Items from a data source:
## start
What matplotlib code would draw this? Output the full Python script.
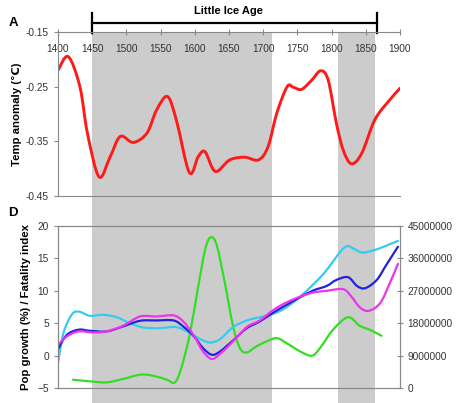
import matplotlib
matplotlib.use('Agg')
import matplotlib.pyplot as plt
import matplotlib.transforms as mtransforms
from matplotlib.patches import Rectangle, PathPatch
from matplotlib.path import Path

plt.rcParams['font.family'] = ['Liberation Sans', 'DejaVu Sans']

# 温度距平 (面板 A)
temp_years = [1400, 1415, 1432, 1443, 1460, 1476, 1491, 1510, 1530, 1544, 1560, 1573,
              1592, 1605, 1615, 1630, 1651, 1673, 1693, 1707, 1720, 1735, 1744, 1756,
              1771, 1784, 1795, 1807, 1817, 1829, 1844, 1863, 1883, 1900]
temp_vals = [-0.220, -0.195, -0.250, -0.335, -0.415, -0.379, -0.341, -0.352, -0.335,
             -0.293, -0.268, -0.311, -0.407, -0.378, -0.369, -0.405, -0.384, -0.379,
             -0.384, -0.360, -0.298, -0.250, -0.251, -0.255, -0.238, -0.221, -0.238,
             -0.317, -0.366, -0.391, -0.372, -0.311, -0.277, -0.253]

# 人口 (面板 D, 右轴, 百万)
cyan_years = [1400, 1408, 1420, 1430, 1447, 1466, 1486, 1505, 1525, 1549, 1573, 1593,
              1610, 1623, 1637, 1656, 1676, 1695, 1710, 1725, 1739, 1754, 1771, 1788,
              1802, 1815, 1824, 1834, 1846, 1866, 1883, 1897]
cyan_pop = [6.93, 15.25, 20.34, 21.24, 20.05, 20.34, 19.67, 18.0, 16.81, 16.63, 16.92,
            15.25, 13.39, 12.65, 13.59, 16.92, 18.76, 19.67, 20.34, 21.42, 23.09, 25.38,
            28.37, 31.68, 35.1, 38.34, 39.42, 38.52, 37.62, 38.52, 39.78, 40.86]

blue_years = [1400, 1413, 1430, 1447, 1471, 1495, 1520, 1544, 1569, 1583, 1598, 1612,
              1625, 1637, 1656, 1676, 1695, 1715, 1734, 1754, 1773, 1793, 1807, 1824,
              1837, 1849, 1866, 1880, 1897]
blue_pop = [10.8, 14.76, 16.2, 15.89, 15.71, 17.1, 18.67, 18.76, 18.76, 17.1, 14.51,
            11.09, 9.23, 10.17, 13.21, 16.63, 18.49, 20.97, 23.09, 25.2, 27.07, 28.37,
            30.02, 30.78, 28.37, 27.72, 30.02, 34.2, 39.24]

magenta_years = [1400, 1413, 1430, 1452, 1471, 1495, 1520, 1544, 1569, 1583, 1598, 1612,
                 1625, 1637, 1656, 1676, 1695, 1715, 1734, 1754, 1773, 1793, 1817, 1829,
                 1841, 1854, 1871, 1885, 1897]
magenta_pop = [12.01, 14.33, 15.71, 15.43, 15.71, 17.28, 19.87, 19.87, 20.16, 18.49,
               14.76, 10.17, 8.05, 9.52, 12.94, 16.92, 18.76, 21.71, 23.76, 25.38, 26.51,
               27.0, 27.45, 25.38, 22.45, 21.42, 23.58, 29.11, 34.47]

# 死亡指数 (面板 D, 左轴)
green_years = [1422, 1447, 1471, 1495, 1520, 1539, 1559, 1571, 1581, 1593, 1605, 1615,
               1623, 1632, 1644, 1656, 1666, 1676, 1690, 1705, 1720, 1734, 1754, 1771,
               1783, 1802, 1824, 1841, 1856, 1873]
green_vals = [-3.72, -3.97, -4.13, -3.61, -2.95, -3.10, -3.72, -4.13, -1.66, 3.47,
              10.66, 16.30, 18.25, 17.07, 11.17, 4.50, 1.16, 0.49, 1.42, 2.19, 2.70,
              1.93, 0.65, -0.02, 1.16, 3.98, 5.93, 4.60, 3.98, 3.06]

# 小冰期阴影区间
bands = [(1449, 1713), (1809, 1864)]
lia_span = (1450, 1866)

temp_ticks = [-0.15, -0.25, -0.35, -0.45]
year_ticks = list(range(1400, 1901, 50))
left_ticks = [20, 15, 10, 5, 0, -5]
right_ticks = [45000000, 36000000, 27000000, 18000000, 9000000, 0]


def smooth_line(ax, xs, ys, color, lw):
    """像 Excel 平滑线一样用贝塞尔曲线连接各点"""
    n = len(xs)
    verts = [(xs[0], ys[0])]
    codes = [Path.MOVETO]
    for i in range(n - 1):
        x0, y0 = xs[max(i - 1, 0)], ys[max(i - 1, 0)]
        x1, y1 = xs[i], ys[i]
        x2, y2 = xs[i + 1], ys[i + 1]
        x3, y3 = xs[min(i + 2, n - 1)], ys[min(i + 2, n - 1)]
        c1 = (x1 + (x2 - x0) / 6.0, y1 + (y2 - y0) / 6.0)
        c2 = (x2 - (x3 - x1) / 6.0, y2 - (y3 - y1) / 6.0)
        verts += [c1, c2, (x2, y2)]
        codes += [Path.CURVE4] * 3
    patch = PathPatch(Path(verts, codes), facecolor='none', edgecolor=color,
                      lw=lw, capstyle='round', joinstyle='round')
    ax.add_patch(patch)
    return patch


fig = plt.figure(figsize=(4.61, 4.03), dpi=100)
ax1 = fig.add_axes([0.1258, 0.5136, 0.7419, 0.4070])
ax2 = fig.add_axes([0.1258, 0.0372, 0.7419, 0.4020])
ax2r = ax2.twinx()

for ax in (ax1, ax2, ax2r):
    ax.set_facecolor('none')
    ax.set_xlim(1400, 1900)

top_frac = 0.5136 + 0.4070
trans = mtransforms.blended_transform_factory(ax1.transData, fig.transFigure)
for x0, x1 in bands:
    fig.patches.append(Rectangle((x0, 0), x1 - x0, top_frac, transform=trans,
                                 facecolor='#cccccc', edgecolor='none', zorder=-1))

# 面板 A
smooth_line(ax1, temp_years, temp_vals, '#ff1a1a', 2.1)
ax1.set_ylim(-0.45, -0.15)
ax1.set_yticks(temp_ticks)
ax1.set_yticklabels(['%.2f' % t for t in temp_ticks])
ax1.set_xticks(year_ticks)
ax1.tick_params(axis='x', top=True, bottom=False, labeltop=True, labelbottom=False,
                direction='inout', length=4, pad=-18, labelsize=7.3,
                colors='#888888', labelcolor='#333333')
ax1.tick_params(axis='y', direction='out', length=3, labelsize=7.3,
                colors='#888888', labelcolor='#333333')
ax1.spines['right'].set_visible(False)
for s in ('top', 'left', 'bottom'):
    ax1.spines[s].set_color('#888888')
    ax1.spines[s].set_linewidth(0.8)
ax1.set_ylabel('Temp anomaly (\u2103)', fontsize=8.2, fontweight='bold', labelpad=3)

# 小冰期标注
ax1.plot(lia_span, [0.944, 0.944], color='black', lw=1.6, transform=trans, clip_on=False)
for x in lia_span:
    ax1.plot([x, x], [0.918, 0.968], color='black', lw=1.6, transform=trans, clip_on=False)
fig.text(0.495, 0.972, 'Little Ice Age', fontsize=8, fontweight='bold', ha='center', va='center')
fig.text(0.018, 0.944, 'A', fontsize=9.5, fontweight='bold', ha='left', va='center')
fig.text(0.018, 0.472, 'D', fontsize=9.5, fontweight='bold', ha='left', va='center')

# 面板 D
smooth_line(ax2, green_years, green_vals, '#33dd22', 1.6)
ax2.set_ylim(-5, 20)
ax2.set_yticks(left_ticks)
ax2.set_xticks([])
ax2.tick_params(axis='y', direction='out', length=3, labelsize=7.3,
                colors='#888888', labelcolor='#333333')
ax2.set_ylabel('Pop growth (%) / Fatality index', fontsize=8.2, fontweight='bold', labelpad=5)

smooth_line(ax2r, cyan_years, [p * 1e6 for p in cyan_pop], '#33ccee', 1.6)
smooth_line(ax2r, blue_years, [p * 1e6 for p in blue_pop], '#2222dd', 1.6)
smooth_line(ax2r, magenta_years, [p * 1e6 for p in magenta_pop], '#ee33ee', 1.6)
ax2r.set_ylim(0, 45000000)
ax2r.set_yticks(right_ticks)
ax2r.set_yticklabels([str(t) for t in right_ticks])
ax2r.set_xticks([])
ax2r.tick_params(axis='y', direction='inout', length=4, labelsize=7.3,
                 colors='#888888', labelcolor='#333333')

for ax in (ax2, ax2r):
    for s in ax.spines.values():
        s.set_color('#888888')
        s.set_linewidth(0.8)

fig.savefig('out.png', dpi=100)
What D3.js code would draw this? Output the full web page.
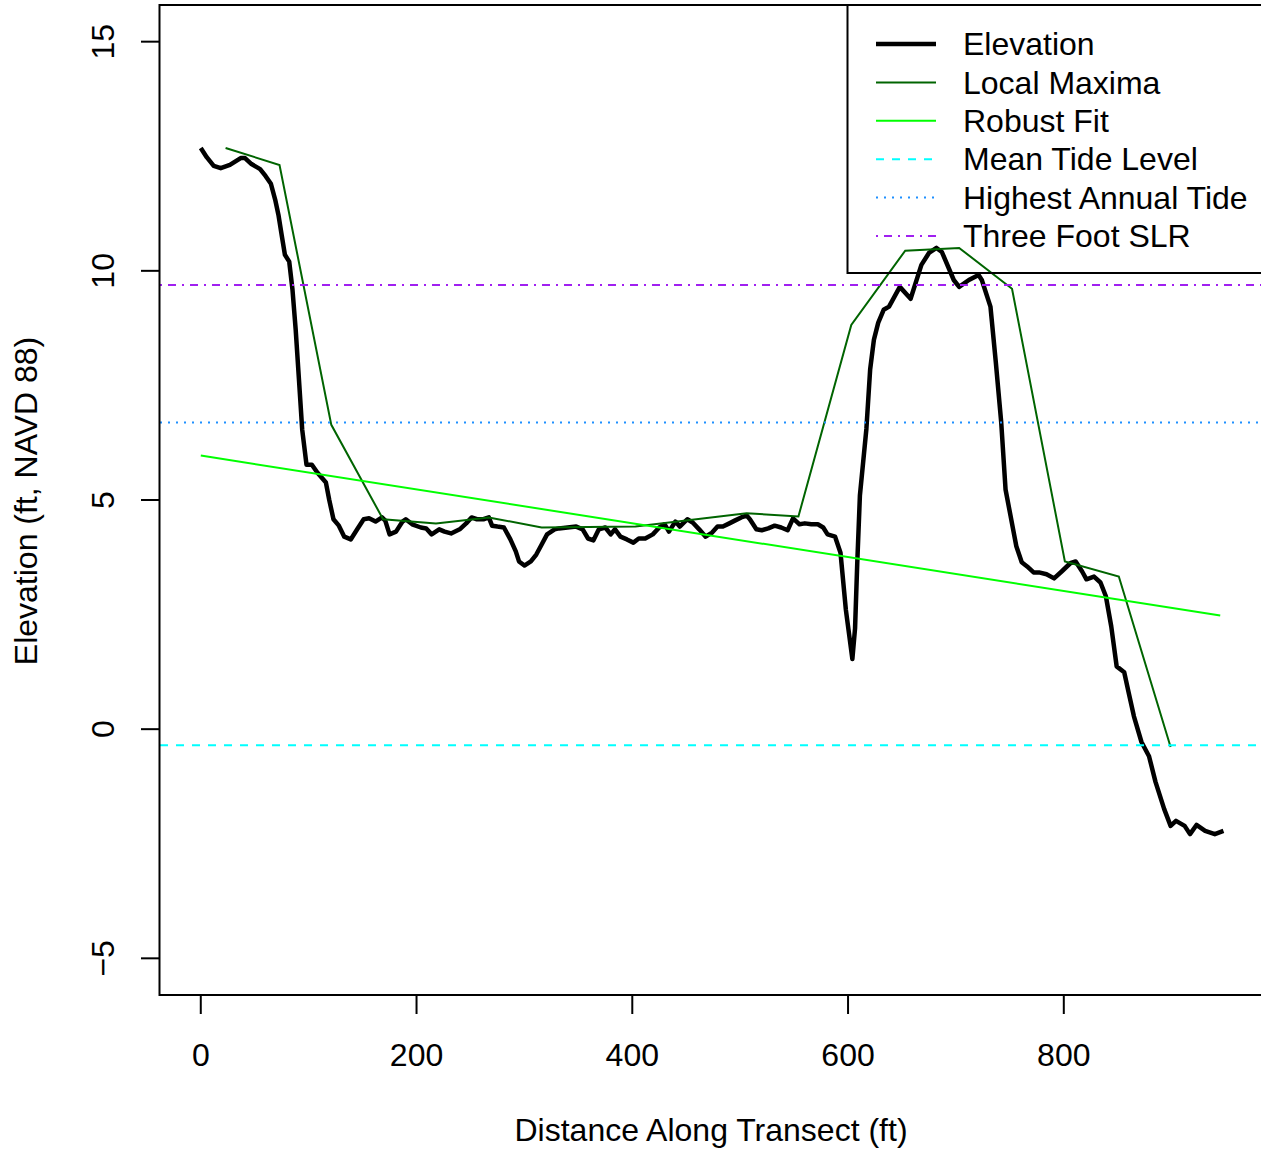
<!DOCTYPE html>
<html lang="en">
<head>
<meta charset="UTF-8">
<title>Elevation Along Transect</title>
<script src="https://d3js.org/d3.v7.min.js"></script>
<style>
  body { margin: 0; background: #fff; }
  text { font-family: "Liberation Sans", Arial, sans-serif; fill: #000; }
</style>
</head>
<body>
<svg width="1261" height="1154"></svg>
<script>
// Elevation profile (ft along transect, ft NAVD 88)
const elevDist = [0, 5.5, 12, 18.5, 27, 37, 41, 47, 55, 60, 65, 69, 72, 75, 78, 82, 85, 88, 91, 94,
  98, 103, 108, 116, 119, 123, 128, 133, 139, 145, 151, 156, 162, 168, 171, 175, 181, 187, 190, 196,
  204, 209, 214, 221, 226, 232, 240, 246, 251, 256, 262, 267, 270, 275, 281, 287, 292, 295, 300, 306,
  311, 316, 321, 328, 332, 340, 348, 354, 359, 364, 369, 375, 380, 384, 389, 395, 401, 406, 412, 419,
  425, 430, 434, 440, 444, 451, 456, 462, 468, 474, 479, 484, 490, 495, 501, 506, 509, 515, 520, 526,
  532, 538, 544, 549, 555, 560, 566, 572, 577, 581, 588, 593, 598, 604, 606.5, 608.5, 611, 617, 620.5, 624,
  628, 633, 638, 648, 658, 668, 675, 682, 687, 698, 703, 712, 721, 724, 732, 737, 742, 746, 756, 761,
  766, 772, 777, 784, 791, 798, 806, 811, 817, 821, 828, 834, 839, 844, 849, 856, 860, 865, 872, 879,
  885, 893, 899, 904, 912, 917, 923, 931, 940, 948];
const elevValues = [12.68, 12.48, 12.29, 12.24, 12.31, 12.46, 12.46, 12.33, 12.22, 12.07, 11.9, 11.55, 11.22, 10.78, 10.35, 10.2, 9.59, 8.71, 7.63, 6.54,
  5.77, 5.77, 5.6, 5.38, 5.01, 4.58, 4.44, 4.2, 4.14, 4.36, 4.58, 4.6, 4.53, 4.62, 4.55, 4.25, 4.31, 4.53, 4.58, 4.47,
  4.4, 4.38, 4.25, 4.36, 4.31, 4.27, 4.36, 4.49, 4.62, 4.58, 4.58, 4.62, 4.44, 4.42, 4.4, 4.14, 3.88, 3.66, 3.57, 3.66,
  3.81, 4.03, 4.25, 4.36, 4.38, 4.4, 4.42, 4.36, 4.16, 4.12, 4.36, 4.4, 4.25, 4.36, 4.2, 4.14, 4.07, 4.16, 4.16, 4.25,
  4.4, 4.47, 4.31, 4.53, 4.42, 4.58, 4.51, 4.36, 4.2, 4.29, 4.42, 4.42, 4.49, 4.55, 4.62, 4.66, 4.58, 4.36, 4.34, 4.38,
  4.44, 4.4, 4.34, 4.6, 4.47, 4.49, 4.47, 4.47, 4.4, 4.25, 4.2, 3.85, 2.6, 1.53, 2.2, 3.6, 5.1, 6.55, 7.85, 8.5,
  8.87, 9.15, 9.22, 9.65, 9.39, 10.13, 10.39, 10.5, 10.41, 9.8, 9.65, 9.8, 9.91, 9.8, 9.22, 8.0, 6.69, 5.23, 3.99, 3.64,
  3.55, 3.42, 3.42, 3.38, 3.29, 3.44, 3.62, 3.66, 3.44, 3.27, 3.33, 3.2, 2.9, 2.24, 1.37, 1.24, 0.81, 0.28, -0.28, -0.59,
  -1.15, -1.74, -2.11, -2.0, -2.11, -2.29, -2.09, -2.22, -2.29, -2.22];

// Local maxima envelope
const maxDist = [23, 73, 121, 169, 218, 267, 316, 403, 506, 554, 603, 653, 703, 752, 801, 851, 899];
const maxValues = [12.68, 12.31, 6.64, 4.58, 4.49, 4.62, 4.4, 4.42, 4.71, 4.64, 8.82, 10.44, 10.5, 9.61, 3.66, 3.33, -0.39];

// Robust linear fit (end points)
const fitDist = [0, 945];
const fitValues = [5.97, 2.48];

// Tide levels
const meanTide = -0.35;
const highestTide = 6.69;
const slrTide = 9.69;

const xTicks = [0, 200, 400, 600, 800];
const yTicks = [-5, 0, 5, 10, 15];

const legendLabels = ["Elevation", "Local Maxima", "Robust Fit", "Mean Tide Level", "Highest Annual Tide", "Three Foot SLR"];

// plot region
const plotLeft = 160, plotRight = 1261, plotTop = 5, plotBottom = 995;
const fontSize = 32;

const x = d3.scaleLinear().domain([-37.8, 982.8]).range([plotLeft, plotRight]);
const y = d3.scaleLinear().domain([-5.8, 15.8]).range([plotBottom, plotTop]);

const svg = d3.select('svg');

svg.append('defs').append('clipPath').attr('id', 'plotclip')
  .append('rect').attr('x', plotLeft).attr('y', plotTop)
  .attr('width', plotRight - plotLeft).attr('height', plotBottom - plotTop);

const plot = svg.append('g').attr('clip-path', 'url(#plotclip)');

const line = d3.line().x(d => x(d[0])).y(d => y(d[1]));

// elevation
plot.append('path')
  .datum(d3.zip(elevDist, elevValues))
  .attr('d', line)
  .attr('fill', 'none')
  .attr('stroke', '#000')
  .attr('stroke-width', 4.5)
  .attr('stroke-linejoin', 'round');

// local maxima
plot.append('path')
  .datum(d3.zip(maxDist, maxValues))
  .attr('d', line)
  .attr('fill', 'none')
  .attr('stroke', '#006400')
  .attr('stroke-width', 2);

// robust fit
plot.append('path')
  .datum(d3.zip(fitDist, fitValues))
  .attr('d', line)
  .attr('fill', 'none')
  .attr('stroke', '#00ff00')
  .attr('stroke-width', 2);

// tide lines (abline style, across the whole plot)
const hlines = [
  { v: meanTide, color: '#00ffff', dash: '8,8' },
  { v: highestTide, color: '#1e90ff', dash: '2,6' },
  { v: slrTide, color: '#a020f0', dash: '2,6,8,6' }
];
plot.selectAll('line.h')
  .data(hlines)
  .join('line')
  .attr('class', 'h')
  .attr('x1', plotLeft).attr('x2', plotRight)
  .attr('y1', d => y(d.v)).attr('y2', d => y(d.v))
  .attr('stroke', d => d.color)
  .attr('stroke-width', 2)
  .attr('stroke-dasharray', d => d.dash);

// box
svg.append('rect')
  .attr('x', plotLeft - 0.5).attr('y', plotTop)
  .attr('width', plotRight - plotLeft + 10).attr('height', plotBottom - plotTop)
  .attr('fill', 'none').attr('stroke', '#000').attr('stroke-width', 2);

// x axis
const xAxis = svg.append('g');
xAxis.selectAll('line')
  .data(xTicks).join('line')
  .attr('x1', d => x(d)).attr('x2', d => x(d))
  .attr('y1', plotBottom).attr('y2', plotBottom + 19)
  .attr('stroke', '#000').attr('stroke-width', 2);
xAxis.selectAll('text')
  .data(xTicks).join('text')
  .attr('x', d => x(d)).attr('y', 1066)
  .attr('text-anchor', 'middle')
  .attr('font-size', fontSize)
  .text(d => d);

// y axis
const yAxis = svg.append('g');
yAxis.selectAll('line')
  .data(yTicks).join('line')
  .attr('x1', plotLeft - 19).attr('x2', plotLeft)
  .attr('y1', d => y(d)).attr('y2', d => y(d))
  .attr('stroke', '#000').attr('stroke-width', 2);
yAxis.selectAll('text')
  .data(yTicks).join('text')
  .attr('transform', d => `translate(114,${y(d)}) rotate(-90)`)
  .attr('text-anchor', 'middle')
  .attr('font-size', fontSize)
  .text(d => d < 0 ? '\u2212' + Math.abs(d) : d);

// axis titles
svg.append('text')
  .attr('x', 711).attr('y', 1141)
  .attr('text-anchor', 'middle')
  .attr('font-size', fontSize)
  .text('Distance Along Transect (ft)');

svg.append('text')
  .attr('transform', `translate(37,501) rotate(-90)`)
  .attr('text-anchor', 'middle')
  .attr('font-size', fontSize)
  .text('Elevation (ft, NAVD 88)');

// legend (no background fill, as in base R)
const legendStyles = [
  { color: '#000', width: 4.5, dash: null },
  { color: '#006400', width: 2, dash: null },
  { color: '#00ff00', width: 2, dash: null },
  { color: '#00ffff', width: 2, dash: '8,8' },
  { color: '#1e90ff', width: 2, dash: '2,6' },
  { color: '#a020f0', width: 2, dash: '2,6,8,6' }
];
const legend = svg.append('g');
legend.append('rect')
  .attr('x', 847.5).attr('y', plotTop)
  .attr('width', 420).attr('height', 268)
  .attr('fill', 'none').attr('stroke', '#000').attr('stroke-width', 2);
const rows = legend.selectAll('g')
  .data(legendLabels).join('g')
  .attr('transform', (d, i) => `translate(0,${44 + i * 38.4})`);
rows.append('line')
  .attr('x1', 876).attr('x2', 936)
  .attr('stroke', (d, i) => legendStyles[i].color)
  .attr('stroke-width', (d, i) => legendStyles[i].width)
  .attr('stroke-dasharray', (d, i) => legendStyles[i].dash);
rows.append('text')
  .attr('x', 963).attr('dy', '0.35em')
  .attr('font-size', fontSize)
  .text(d => d);
</script>
</body>
</html>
## end
# GOAL
Reproduce, word for word, every line from the start of the records down to and including the line with "38.52, 39.78, 40.86]"; skip the pictures.

# TASK RESPONSE
What matplotlib code would draw this? Output the full Python script.
import matplotlib
matplotlib.use('Agg')
import matplotlib.pyplot as plt
import matplotlib.transforms as mtransforms
from matplotlib.patches import Rectangle, PathPatch
from matplotlib.path import Path

plt.rcParams['font.family'] = ['Liberation Sans', 'DejaVu Sans']

# 温度距平 (面板 A)
temp_years = [1400, 1415, 1432, 1443, 1460, 1476, 1491, 1510, 1530, 1544, 1560, 1573,
              1592, 1605, 1615, 1630, 1651, 1673, 1693, 1707, 1720, 1735, 1744, 1756,
              1771, 1784, 1795, 1807, 1817, 1829, 1844, 1863, 1883, 1900]
temp_vals = [-0.220, -0.195, -0.250, -0.335, -0.415, -0.379, -0.341, -0.352, -0.335,
             -0.293, -0.268, -0.311, -0.407, -0.378, -0.369, -0.405, -0.384, -0.379,
             -0.384, -0.360, -0.298, -0.250, -0.251, -0.255, -0.238, -0.221, -0.238,
             -0.317, -0.366, -0.391, -0.372, -0.311, -0.277, -0.253]

# 人口 (面板 D, 右轴, 百万)
cyan_years = [1400, 1408, 1420, 1430, 1447, 1466, 1486, 1505, 1525, 1549, 1573, 1593,
              1610, 1623, 1637, 1656, 1676, 1695, 1710, 1725, 1739, 1754, 1771, 1788,
              1802, 1815, 1824, 1834, 1846, 1866, 1883, 1897]
cyan_pop = [6.93, 15.25, 20.34, 21.24, 20.05, 20.34, 19.67, 18.0, 16.81, 16.63, 16.92,
            15.25, 13.39, 12.65, 13.59, 16.92, 18.76, 19.67, 20.34, 21.42, 23.09, 25.38,
            28.37, 31.68, 35.1, 38.34, 39.42, 38.52, 37.62, 38.52, 39.78, 40.86]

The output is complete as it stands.